The Tottenham vs Nottingham Forest timeline stretches back well over a century, covering two clubs whose paths have intersected at some of the most dramatic moments in English football history.
With 129 competitive meetings recorded between the two sides, Spurs hold the overall head to head advantage with 59 wins compared to Forest’s 41, with the remainder ending in draws. That 18-game gap in victories was built steadily across decades, though Forest have shown in recent seasons that the balance can shift quickly.

All Time Head to Head Overview
| Stat | Tottenham | Nottingham Forest |
|---|---|---|
| Total Wins | 59 | 41 |
| Total Meetings | 129 | 129 |
| Goals Scored (all time) | Higher | Lower |
| All Time Top Scorer in Fixture | Jimmy Greaves (12) | N/A |
| Most Recent Result (Mar 2026) | 0 | 3 |
| 2025/26 Premier League H2H | 0 wins | 2 wins |
| Last 6 Meetings (since 1995) | 3 wins | 3 wins |
| Biggest Moment | 1991 FA Cup Final win | Clough era dominance |
The Defining Moment: Wembley 1991
No single fixture defines the Tottenham vs Nottingham Forest timeline more completely than the 1991 FA Cup Final at Wembley, a match that lives in English football folklore for reasons that go far beyond the final scoreline of 2-1 to Spurs.
The game was supposed to be Paul Gascoigne’s grand stage. He had been the driving force behind Spurs’ run to the final, culminating in a breathtaking free kick against Arsenal in the first ever Wembley semi-final. But Gascoigne was so wound up on the day that within the first 15 minutes he had committed a reckless challenge on Gary Charles, earned a talking to from referee Roger Milford, and then crumpled to the turf with torn cruciate ligaments on a foul that many felt should have brought a red card. He was stretchered off and never played for Spurs again.
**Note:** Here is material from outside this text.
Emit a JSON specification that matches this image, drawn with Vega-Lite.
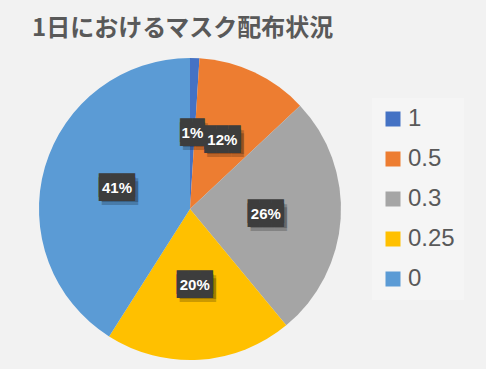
{
  "$schema": "https://vega.github.io/schema/vega-lite/v6.json",
  "autosize": {"type": "none"},
  "width": 304,
  "height": 304,
  "padding": {"left": 38, "top": 57, "right": 144, "bottom": 8},
  "background": "#f2f2f2",
  "config": {"view": {"stroke": null}},
  "title": {
    "text": "1日におけるマスク配布状況",
    "anchor": "start",
    "frame": "group",
    "dx": -6,
    "offset": 16,
    "fontSize": 24,
    "font": "Noto Sans CJK JP",
    "fontWeight": "bold",
    "color": "#595959"
  },
  "data": {
    "values": [
      {"category": "1", "order": 1, "value": 1, "label": "1%"},
      {"category": "0.5", "order": 2, "value": 12, "label": "12%"},
      {"category": "0.3", "order": 3, "value": 26, "label": "26%"},
      {"category": "0.25", "order": 4, "value": 20, "label": "20%"},
      {"category": "0", "order": 5, "value": 41, "label": "41%"}
    ]
  },
  "encoding": {
    "theta": {"field": "value", "type": "quantitative", "stack": true},
    "order": {"field": "order", "type": "quantitative"}
  },
  "layer": [
    {
      "mark": {"type": "arc", "outerRadius": 151},
      "encoding": {
        "color": {
          "field": "category",
          "type": "nominal",
          "scale": {
            "domain": ["1", "0.5", "0.3", "0.25", "0"],
            "range": ["#4472C4", "#ED7D31", "#A5A5A5", "#FFC000", "#5B9BD5"]
          },
          "legend": {
            "title": null,
            "orient": "none",
            "legendX": 334,
            "legendY": 41,
            "symbolType": "square",
            "symbolSize": 225,
            "symbolStrokeWidth": 0,
            "labelFontSize": 24,
            "labelFont": "Liberation Sans",
            "labelColor": "#595959",
            "labelOffset": 3,
            "rowPadding": 16,
            "padding": 9,
            "fillColor": "#f5f5f5",
            "labelLimit": 200
          }
        }
      }
    },
    {
      "mark": {"type": "text", "radius": 76, "dx": 3, "dy": 3, "font": "DejaVu Sans Mono", "fontSize": 20, "baseline": "middle", "color": "#000000", "opacity": 0.2, "text": {"expr": "datum.value < 5 ? '██' : '███'"}},
      "encoding": {}
    },
    {
      "mark": {"type": "text", "radius": 76, "dx": 3, "dy": 6, "font": "DejaVu Sans Mono", "fontSize": 20, "baseline": "middle", "color": "#000000", "opacity": 0.2, "text": {"expr": "datum.value < 5 ? '██' : '███'"}},
      "encoding": {}
    },
    {
      "mark": {"type": "text", "radius": 76, "dy": -2, "font": "DejaVu Sans Mono", "fontSize": 20, "baseline": "middle", "color": "#3d3d3d", "text": {"expr": "datum.value < 5 ? '██' : '███'"}},
      "encoding": {}
    },
    {
      "mark": {"type": "text", "radius": 76, "dy": 2, "font": "DejaVu Sans Mono", "fontSize": 20, "baseline": "middle", "color": "#3d3d3d", "text": {"expr": "datum.value < 5 ? '██' : '███'"}},
      "encoding": {}
    },
    {
      "mark": {"type": "text", "radius": 76, "font": "Liberation Sans", "fontWeight": "bold", "fontSize": 15, "baseline": "middle", "color": "#ffffff"},
      "encoding": {"text": {"field": "label"}}
    }
  ]
}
Stuart Pearce punished the foul with a ferocious free kick that flew past Erik Thorstvedt to give Forest the lead. Spurs, missing their talisman and reduced by circumstance rather than the referee’s decision, still had Gary Lineker, who then won a penalty after being brought down by Mark Crossley. Lineker stepped up and Crossley saved it, only the second keeper ever to save a penalty in an FA Cup Final.
Paul Stewart equalised after the interval and the game went to extra time. Substitute Paul Walsh headed goalward, the ball came back off the crossbar, a corner was won, Nayim delivered it, Stewart flicked on, and Forest defender Des Walker, caught between two intentions, diverted the ball into his own net. Tottenham had won 2-1.
For Brian Clough it was the final that got away. He had won two European Cups, a First Division title, and four League Cups with Forest. The FA Cup was the only major domestic trophy to elude him. He stood watching in extra time from the bench, reportedly motionless, the great eccentric unable to influence events one final time.
The Long Absence and the Return
After Forest were relegated in 1993, the clubs spent years apart. Forest yo-yoed between divisions while Spurs remained in the Premier League, limiting their meetings primarily to cup competitions. When Forest finally returned to the top flight under Steve Cooper in 2022, the fixture list reunited them with Spurs after a lengthy absence from the top flight.
Timeline of Key Moments
| Year | Event |
|---|---|
| 1959 | Forest win FA Cup; Spurs not yet a dominant force |
| 1961 | Tottenham complete the first Double of the 20th century |
| 1978 | Forest win First Division title under Brian Clough |
| 1991 | Tottenham beat Forest 2-1 in FA Cup Final at Wembley |
| 1993 | Forest relegated; fixture suspended from top division |
| 1998 | Forest relegated again after brief Premier League return; Spurs win 2-0 |
| 2022 | Forest promoted; Premier League rivalry resumes |
| 2025/26 | Forest beat Spurs twice; 3-0 at City Ground, 3-0 at Tottenham Hotspur Stadium |
The 2025/26 Chapter
The current season has swung sharply in Forest’s favour. Callum Hudson-Odoi scored a brace as Forest won 3-0 at the City Ground earlier in the campaign. The reverse fixture in March 2026 produced the same scoreline, with goals from Igor Jesus, Morgan Gibbs-White, and Taiwo Awoniyi completing a dominant 3-0 away win at Tottenham Hotspur Stadium, pushing Spurs uncomfortably close to the relegation zone.
Jimmy Greaves remains the all time top scorer in this fixture with 12 goals for Spurs, at least twice as many as any other player in the history of the tie. His compatriot Cliff Jones is second with six.
The current Tottenham vs Nottingham Forest rivalry is no longer a contest between a perennial top-six side and a periodic visitor. Forest under Nuno Espirito Santo have established themselves as genuine Premier League competitors, and their back-to-back wins over Spurs this season suggest the balance of power in this particular fixture has shifted meaningfully for the first time in decades.